Und so begegnet mir, bei einer Fotopause von hinten aufkommend, auch irgendwann Antoine, der auf einem Stahlrandonneur unterwegs ist. Wir können uns bestens auf englisch unterhalten und beschließen, zusammen zu fahren. Antoine will nach Macon, wo der Bahnradweg ohnehin endet, ich will noch ein paar Kilometer darüber hinaus. Bei einer Pause versorgt mich Antoine zudem aus seinem reichhaltigen Picknick-Angebot, da ich kurz zuvor gerade mal wieder an einer geschlossenen Terrasse gescheitert war (öffnet erst um 15 Uhr, aber ohnehin nicht am Mittwoch … erfährt man, nachdem man dem Aufsteller am Wegesrand gefolgt ist).

Ab irgendeinem Punkt folgt der Weg wohl nicht mehr der Original-Bahnroute, des es kommen enge Kurven und immer wieder Stücke mit Steigungen, die es in sich haben. Neben Autobahn und neuer Bahntrasse, auf der die TGVs mit hoher Geschwindigkeit vorbeirauschen, geht es durch Gärten und Weinbaugebiete. Nicht nur das zunehmend warme Wetter, sondern auch die Bauweise der Häuser, der Flair der Orte wird langsamer mediterran.

Wir durchqueren einen langen Tunnel, dann sind wir auch bald vor kurz vor Macon. Der Bahnradweg geht offenbar weiter, allerdings nicht asphaltiert. Da Antoine mit seinen dünnen Reifen dort nicht fahren will, begleite ich ihn (entgegen meiner ursprünglichen Routenplanung) auf kleinen Straßen nach Macon. Er verbingt dort seinen Nachmittag, bevor er abends privat ein kleines Stück weiter unterkommt, ich biege auf die D-Straße in Richtung Süden ab.
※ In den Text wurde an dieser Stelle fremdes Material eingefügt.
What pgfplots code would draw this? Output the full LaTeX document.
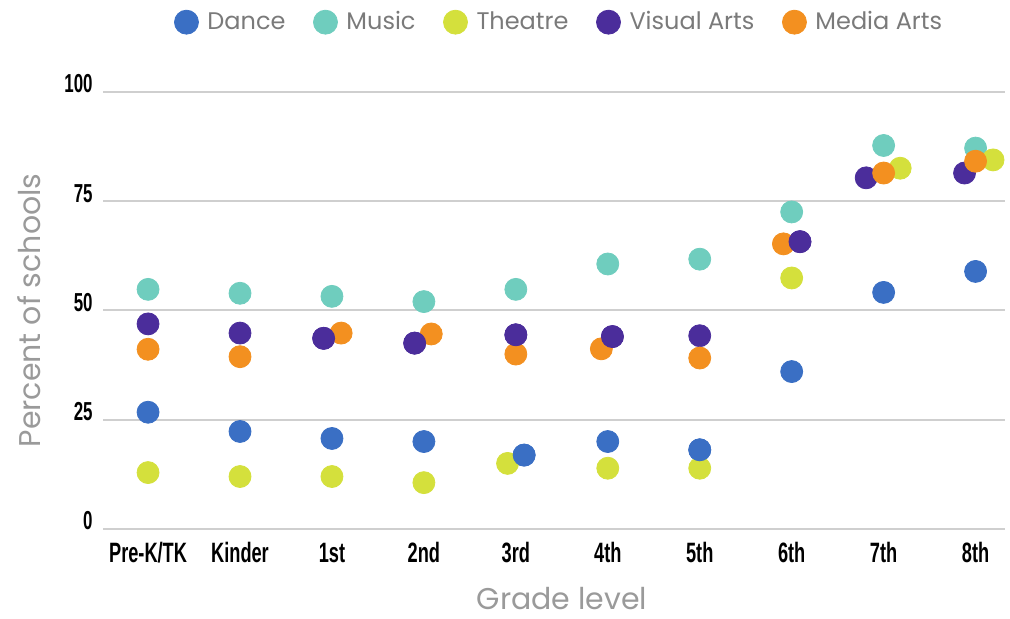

Die parallel laufende Autobahn schluckt eine Menge Verkehr, sie ist aber weit genug weg, um nicht mehr wahrnehmbar zu sein. Bei Villefranche wechsle ich wieder auf die Westseite der Saone – und befinde mich plötzlich im dichten Stadtverkehr. Der Raum Lyon wirft seine Schatten voraus. Von der Zeit her reicht es heute nicht mehr, um sich noch an Lyon vorbeizuschmuggeln und so beschließe ich, demnächst die Augen nach einem Hotel offen zu halten. In Qincieux werde ich schließlich fündig. Ich komme zwar nicht unbedingt billig unter, aber das Hotel Tante Yvonne bietet gleichzeitig ein hervorragendes Restaurant. So beschließe ich meinen Abend mit allerbester französischer Küche.